======== Supplied records
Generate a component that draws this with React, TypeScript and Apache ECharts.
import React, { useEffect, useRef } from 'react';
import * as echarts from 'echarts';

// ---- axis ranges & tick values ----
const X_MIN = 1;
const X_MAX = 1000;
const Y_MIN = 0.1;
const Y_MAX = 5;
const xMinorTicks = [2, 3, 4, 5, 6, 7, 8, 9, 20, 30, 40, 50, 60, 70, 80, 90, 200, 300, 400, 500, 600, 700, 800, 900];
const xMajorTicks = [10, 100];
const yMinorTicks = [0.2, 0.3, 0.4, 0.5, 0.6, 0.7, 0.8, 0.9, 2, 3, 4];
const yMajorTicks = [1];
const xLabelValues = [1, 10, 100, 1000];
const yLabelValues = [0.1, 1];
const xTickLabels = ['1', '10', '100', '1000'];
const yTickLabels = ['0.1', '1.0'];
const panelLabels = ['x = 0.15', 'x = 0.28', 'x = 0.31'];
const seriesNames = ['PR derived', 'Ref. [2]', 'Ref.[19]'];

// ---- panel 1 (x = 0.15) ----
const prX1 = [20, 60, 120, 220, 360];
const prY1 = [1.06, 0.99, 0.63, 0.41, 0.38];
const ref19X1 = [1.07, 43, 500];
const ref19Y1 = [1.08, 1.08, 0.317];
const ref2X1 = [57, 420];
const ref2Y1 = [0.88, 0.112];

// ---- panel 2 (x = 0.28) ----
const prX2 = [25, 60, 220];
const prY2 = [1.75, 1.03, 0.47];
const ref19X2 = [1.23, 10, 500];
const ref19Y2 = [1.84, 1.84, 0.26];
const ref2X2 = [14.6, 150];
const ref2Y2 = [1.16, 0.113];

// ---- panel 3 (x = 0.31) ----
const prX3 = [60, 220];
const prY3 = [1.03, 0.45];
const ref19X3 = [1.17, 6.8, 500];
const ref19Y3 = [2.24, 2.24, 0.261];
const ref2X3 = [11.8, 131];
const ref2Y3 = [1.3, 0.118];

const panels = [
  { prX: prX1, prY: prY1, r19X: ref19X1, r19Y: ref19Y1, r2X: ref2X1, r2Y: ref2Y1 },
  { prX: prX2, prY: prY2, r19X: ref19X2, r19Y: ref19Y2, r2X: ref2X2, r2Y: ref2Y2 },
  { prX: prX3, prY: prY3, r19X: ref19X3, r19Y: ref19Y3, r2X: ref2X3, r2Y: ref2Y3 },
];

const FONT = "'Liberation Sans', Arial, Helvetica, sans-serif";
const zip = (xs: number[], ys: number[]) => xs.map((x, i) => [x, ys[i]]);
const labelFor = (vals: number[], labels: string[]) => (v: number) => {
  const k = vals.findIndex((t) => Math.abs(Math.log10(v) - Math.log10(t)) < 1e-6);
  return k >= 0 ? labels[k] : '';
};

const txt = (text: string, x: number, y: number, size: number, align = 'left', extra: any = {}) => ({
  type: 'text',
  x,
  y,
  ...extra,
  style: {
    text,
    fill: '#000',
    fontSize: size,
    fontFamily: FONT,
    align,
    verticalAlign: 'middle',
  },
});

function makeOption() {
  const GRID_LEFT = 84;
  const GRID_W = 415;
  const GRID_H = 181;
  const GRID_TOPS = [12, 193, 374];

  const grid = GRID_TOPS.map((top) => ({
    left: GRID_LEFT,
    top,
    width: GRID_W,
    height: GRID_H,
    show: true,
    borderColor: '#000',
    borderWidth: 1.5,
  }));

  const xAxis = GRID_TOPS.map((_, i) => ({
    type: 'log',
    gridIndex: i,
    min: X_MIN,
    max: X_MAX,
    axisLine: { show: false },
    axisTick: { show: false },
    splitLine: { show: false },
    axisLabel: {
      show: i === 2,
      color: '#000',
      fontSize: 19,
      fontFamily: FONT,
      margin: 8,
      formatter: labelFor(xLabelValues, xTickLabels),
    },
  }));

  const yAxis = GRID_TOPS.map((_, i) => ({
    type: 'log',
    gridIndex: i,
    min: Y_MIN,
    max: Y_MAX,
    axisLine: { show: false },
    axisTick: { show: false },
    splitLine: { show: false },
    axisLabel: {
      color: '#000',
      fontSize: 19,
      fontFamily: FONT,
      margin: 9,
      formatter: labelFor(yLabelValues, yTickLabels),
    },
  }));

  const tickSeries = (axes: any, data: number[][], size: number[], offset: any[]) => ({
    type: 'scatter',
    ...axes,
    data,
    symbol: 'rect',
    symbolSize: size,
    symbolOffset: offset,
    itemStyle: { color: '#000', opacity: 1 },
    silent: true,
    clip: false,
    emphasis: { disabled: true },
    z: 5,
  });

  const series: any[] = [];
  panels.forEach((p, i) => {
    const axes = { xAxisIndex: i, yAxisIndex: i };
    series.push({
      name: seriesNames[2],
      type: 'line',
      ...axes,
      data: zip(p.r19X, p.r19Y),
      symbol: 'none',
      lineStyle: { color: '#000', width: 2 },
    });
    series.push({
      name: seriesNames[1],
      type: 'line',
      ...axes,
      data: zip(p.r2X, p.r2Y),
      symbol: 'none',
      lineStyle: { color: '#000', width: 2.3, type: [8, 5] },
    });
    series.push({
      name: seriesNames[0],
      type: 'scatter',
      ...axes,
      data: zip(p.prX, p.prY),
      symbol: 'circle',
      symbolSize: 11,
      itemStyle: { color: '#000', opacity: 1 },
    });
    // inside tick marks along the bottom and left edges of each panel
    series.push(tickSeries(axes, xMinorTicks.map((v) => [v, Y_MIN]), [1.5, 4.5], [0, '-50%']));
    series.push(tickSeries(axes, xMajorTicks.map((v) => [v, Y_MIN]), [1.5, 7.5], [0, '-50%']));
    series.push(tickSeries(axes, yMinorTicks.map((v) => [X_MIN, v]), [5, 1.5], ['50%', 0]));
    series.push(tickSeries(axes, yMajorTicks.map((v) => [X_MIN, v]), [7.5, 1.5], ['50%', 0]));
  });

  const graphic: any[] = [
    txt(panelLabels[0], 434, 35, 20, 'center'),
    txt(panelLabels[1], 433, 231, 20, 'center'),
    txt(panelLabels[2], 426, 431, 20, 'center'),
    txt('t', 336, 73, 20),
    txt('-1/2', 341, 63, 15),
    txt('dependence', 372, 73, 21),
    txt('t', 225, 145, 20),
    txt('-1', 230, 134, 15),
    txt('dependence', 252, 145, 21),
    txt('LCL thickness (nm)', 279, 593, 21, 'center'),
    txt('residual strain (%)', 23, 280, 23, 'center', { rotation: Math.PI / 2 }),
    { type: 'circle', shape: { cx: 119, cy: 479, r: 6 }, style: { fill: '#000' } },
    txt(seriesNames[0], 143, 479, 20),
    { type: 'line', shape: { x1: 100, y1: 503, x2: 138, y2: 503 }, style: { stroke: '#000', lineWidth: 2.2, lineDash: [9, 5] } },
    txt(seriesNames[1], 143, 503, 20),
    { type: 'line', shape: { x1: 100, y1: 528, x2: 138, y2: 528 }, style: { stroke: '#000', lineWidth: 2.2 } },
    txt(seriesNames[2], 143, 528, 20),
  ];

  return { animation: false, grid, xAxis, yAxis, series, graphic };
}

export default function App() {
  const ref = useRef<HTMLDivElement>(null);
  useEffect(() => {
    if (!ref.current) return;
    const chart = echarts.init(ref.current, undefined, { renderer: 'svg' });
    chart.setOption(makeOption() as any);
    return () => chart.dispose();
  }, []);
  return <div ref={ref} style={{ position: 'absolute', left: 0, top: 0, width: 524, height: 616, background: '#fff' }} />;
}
================
======== Supplied records
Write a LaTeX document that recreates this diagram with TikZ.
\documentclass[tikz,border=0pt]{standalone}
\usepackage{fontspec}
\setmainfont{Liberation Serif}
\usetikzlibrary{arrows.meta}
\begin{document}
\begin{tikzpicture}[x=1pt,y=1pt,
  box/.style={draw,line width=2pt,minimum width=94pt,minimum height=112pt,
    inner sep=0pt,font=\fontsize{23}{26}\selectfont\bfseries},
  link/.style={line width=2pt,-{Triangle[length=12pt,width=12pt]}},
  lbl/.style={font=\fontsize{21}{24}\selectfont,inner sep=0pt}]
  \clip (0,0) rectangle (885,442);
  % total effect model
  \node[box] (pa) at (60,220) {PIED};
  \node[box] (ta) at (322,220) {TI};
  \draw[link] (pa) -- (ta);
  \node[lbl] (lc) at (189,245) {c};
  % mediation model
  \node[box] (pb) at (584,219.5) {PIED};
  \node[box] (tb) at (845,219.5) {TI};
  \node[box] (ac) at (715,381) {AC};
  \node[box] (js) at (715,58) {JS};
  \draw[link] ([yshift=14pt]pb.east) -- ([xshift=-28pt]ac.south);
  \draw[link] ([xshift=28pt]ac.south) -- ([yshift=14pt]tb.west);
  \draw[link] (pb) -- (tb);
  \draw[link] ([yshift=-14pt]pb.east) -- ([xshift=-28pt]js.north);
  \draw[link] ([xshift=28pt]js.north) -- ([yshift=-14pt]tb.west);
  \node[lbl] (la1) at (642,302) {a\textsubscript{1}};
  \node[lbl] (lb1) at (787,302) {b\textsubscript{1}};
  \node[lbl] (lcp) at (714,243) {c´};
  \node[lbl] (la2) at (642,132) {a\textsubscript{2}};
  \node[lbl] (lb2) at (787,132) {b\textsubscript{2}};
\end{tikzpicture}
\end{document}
================
Brief
Write out exactly the lines running from the line containing "Generate a component" to the line containing "const ref2Y3 = [1.3, 0.118];", with both of those lines included.

Solution for this task
Generate a component that draws this with React, TypeScript and Apache ECharts.
import React, { useEffect, useRef } from 'react';
import * as echarts from 'echarts';

// ---- axis ranges & tick values ----
const X_MIN = 1;
const X_MAX = 1000;
const Y_MIN = 0.1;
const Y_MAX = 5;
const xMinorTicks = [2, 3, 4, 5, 6, 7, 8, 9, 20, 30, 40, 50, 60, 70, 80, 90, 200, 300, 400, 500, 600, 700, 800, 900];
const xMajorTicks = [10, 100];
const yMinorTicks = [0.2, 0.3, 0.4, 0.5, 0.6, 0.7, 0.8, 0.9, 2, 3, 4];
const yMajorTicks = [1];
const xLabelValues = [1, 10, 100, 1000];
const yLabelValues = [0.1, 1];
const xTickLabels = ['1', '10', '100', '1000'];
const yTickLabels = ['0.1', '1.0'];
const panelLabels = ['x = 0.15', 'x = 0.28', 'x = 0.31'];
const seriesNames = ['PR derived', 'Ref. [2]', 'Ref.[19]'];

// ---- panel 1 (x = 0.15) ----
const prX1 = [20, 60, 120, 220, 360];
const prY1 = [1.06, 0.99, 0.63, 0.41, 0.38];
const ref19X1 = [1.07, 43, 500];
const ref19Y1 = [1.08, 1.08, 0.317];
const ref2X1 = [57, 420];
const ref2Y1 = [0.88, 0.112];

// ---- panel 2 (x = 0.28) ----
const prX2 = [25, 60, 220];
const prY2 = [1.75, 1.03, 0.47];
const ref19X2 = [1.23, 10, 500];
const ref19Y2 = [1.84, 1.84, 0.26];
const ref2X2 = [14.6, 150];
const ref2Y2 = [1.16, 0.113];

// ---- panel 3 (x = 0.31) ----
const prX3 = [60, 220];
const prY3 = [1.03, 0.45];
const ref19X3 = [1.17, 6.8, 500];
const ref19Y3 = [2.24, 2.24, 0.261];
const ref2X3 = [11.8, 131];
const ref2Y3 = [1.3, 0.118];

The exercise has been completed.